The examples above are in practical use to create this very website. They work in the real. But of course there’s plenty of room for improvement. One thing I don’t take into account at all is navigation. This is a very simple site. The Homepage is the central hub, end of navigation. For a more complex site this doesn’t work. Nor is there some sort of template selection for different needs. Not even a simple Blog listing.

Yet none of these issues are a problem to solve.

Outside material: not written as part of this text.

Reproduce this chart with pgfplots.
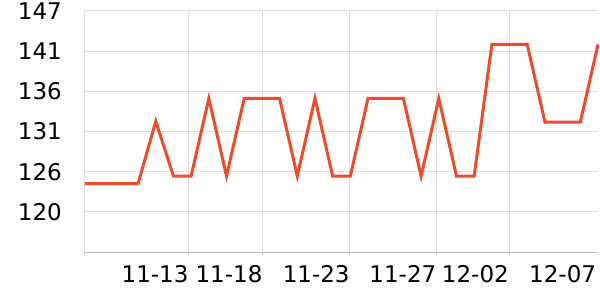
\documentclass[border=0pt]{standalone}
\usepackage{fontspec}
\setmainfont{DejaVu Sans}
\usepackage{pgfplots}
\pgfplotsset{compat=1.18}
\definecolor{linec}{HTML}{EE4B2B}
\definecolor{gridc}{HTML}{DDDDDD}
\definecolor{axisc}{HTML}{BBBBBB}
\begin{document}
\begin{tikzpicture}
\useasboundingbox (-85bp,-48bp) rectangle (515bp,252bp);
\begin{axis}[
  at={(0,0)}, anchor=south west,
  scale only axis, width=513bp, height=241bp,
  xmin=0, xmax=29,
  ymin=115.02, ymax=146.7,
  axis lines=left,
  axis line style={axisc, line width=1bp, -},
  x axis line style={-}, y axis line style={draw=none},
  font=\fontsize{23bp}{27bp}\selectfont,
  xtick={0,5.86,10.04,14.97,19.87,23.97},
  xticklabels={,11-13,11-18,11-23,11-27,12-02},
  extra x ticks={28.9},
  extra x tick labels={12-07},
  extra x tick style={grid=none, xtick style={draw=none}},
  ytick={120.3,125.58,130.86,136.14,141.42,146.7},
  yticklabels={120,126,131,136,141,147},
  xmajorgrids, ymajorgrids,
  major grid style={gridc, line width=1bp},
  xtick style={axisc, line width=1bp},
  ytick style={draw=none},
  major tick length=3bp,
  tick align=outside,
  xticklabel style={anchor=north east, inner sep=0pt, yshift=-10bp, text=black},
  yticklabel style={anchor=east, inner sep=0pt, xshift=-20bp, text=black},
  clip=false,
]
\addplot[linec, line width=3bp, line join=miter, mark=none] coordinates {
(0,124.0) (1,124.0) (2,124.0) (3,124.0) (4,132.2) (5,125.0) (6,125.0)
(7,135.2) (8,125.0) (9,135.2) (10,135.2) (11,135.2) (12,125.0) (13,135.2)
(14,125.0) (15,125.0) (16,135.2) (17,135.2) (18,135.2) (19,125.0) (20,135.2)
(21,125.0) (22,125.0) (23,142.3) (24,142.3) (25,142.3) (26,132.1) (27,132.1)
(28,132.1) (29,142.3)
};
\end{axis}
\end{tikzpicture}
\end{document}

What a I like about Pandoc compared to full featured site generators is it’s bashiness. No gems, no Python packages, no npm orgies, etc. Install the package and you’re good to go. On top of that, the logic is up to you. I wanted something dead simple and Pandoc delivered in almost no time. And all lessons learned can easily be applied to more every day Pandoc scenarios.

Why make static websites?

Static websites are so 1999. $insertYourFavoriteCSSHere with all it’s dynamicness is sooo much better. Why would anyone bother with static HTML? You still use Dreamweaver? Golive?

Yes, CMS have their place and are useufl. Larger websites managed by multiple people clearly benefit from those solutions. I used to be a die hard Typo3 user using it for absolutly everything.

But let me give you a few reasons I prefer to avoid them:

  • They require a stack to run. No PHP, no database, no Wordpress. (just one example)
  • Without your stack you can’t see your website. This makes archiving it hard.
  • Code and content are separate. An advantage for large websites, small sites (like mine) would benefit from keeping the content directly in the git repository.
  • CMS and their stacks are subject to security issues and require constant patching. Usually when you’re on holiday or in the middle of some important project.
  • Performance may not be stellar.

For small sites the static approach makes sense. Interactive elements can be added through APIs and JavaScript. Think of comments or contact forms. There’s no reason to keep everything dynamic just for a few such features.

As always it’s about the right tool for the job. Yet instead of blindly dismissing the option of static HTML as 1999 I encourage you to take a look, Pandoc or otherwise.